Expanded Explanation
1. Technical Function and Core Characteristics
Data classification groups data into defined levels or categories, such as public, internal, confidential, or restricted, based on attributes including sensitivity, criticality, and legal or regulatory obligations. It assigns labels or tags that security and data management systems can interpret and enforce. Organizations use both manual and automated methods, including content inspection and metadata analysis, to classify structured and unstructured data at rest, in use, and in transit.
Data classification schemes usually include documented criteria, handling rules, and required safeguards for each class, such as encryption, access control, retention, and destruction requirements. Governance processes maintain consistency of classification across systems and help keep labels current as data moves, changes, or ages.
2. Enterprise Usage and Architectural Context
Enterprises use data classification as a foundational control for information security, privacy compliance, and records management. Classification informs policy-based enforcement in identity and access management, Data Loss Prevention (DLP), cloud security, and endpoint protection tools.

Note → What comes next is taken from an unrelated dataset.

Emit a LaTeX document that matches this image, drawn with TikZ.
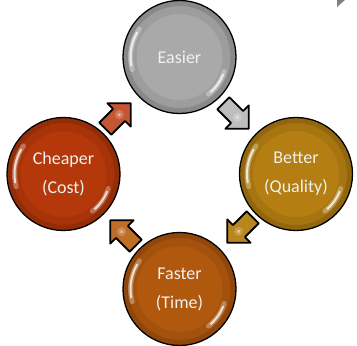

It also supports risk assessments by linking data types and locations to business and regulatory exposure.
Architecturally, classification metadata integrates into data catalogs, data lakes, data warehouses, content management platforms, and Software-as-a-Service (SaaS) applications. Security Information and Event Management (SIEM) and security orchestration tools consume classification attributes to prioritize alerts and automate responses, while backup, archival, and e-discovery systems apply classification rules to retention and legal hold workflows.
3. Related or Adjacent Technologies
Data classification relates to data discovery, data mapping, and data inventory tools that identify where data resides across on-premises (on-prem) and cloud environments. It also connects with data governance platforms that define policies for data quality, lineage, and stewardship. Privacy management technologies use classification to differentiate personal data, sensitive personal data, and non-personal data for regulatory compliance.
Other adjacent domains include Information Rights Management (IRM), encryption and key management, tokenization, and masking, which rely on classification outcomes to determine when and how to protect data. Zero trust architectures and Attribute-Based Access Control (ABAC) use classification labels as input attributes for access decisions.
4. Business and Operational Significance
Data classification supports compliance with regulations such as General Data Protection Regulation (GDPR), Health Insurance Portability and Accountability Act (HIPAA), and sectoral financial and government standards by aligning protection mechanisms with defined categories of regulated data. It also helps organizations document due diligence for audits and certifications based on frameworks such as NIST and ISO/IEC 27001.
Operationally, classification helps allocate security and infrastructure resources according to the business value and risk of data. It supports cost management by aligning storage, backup, and retention practices with the required protection level and useful life of each data category.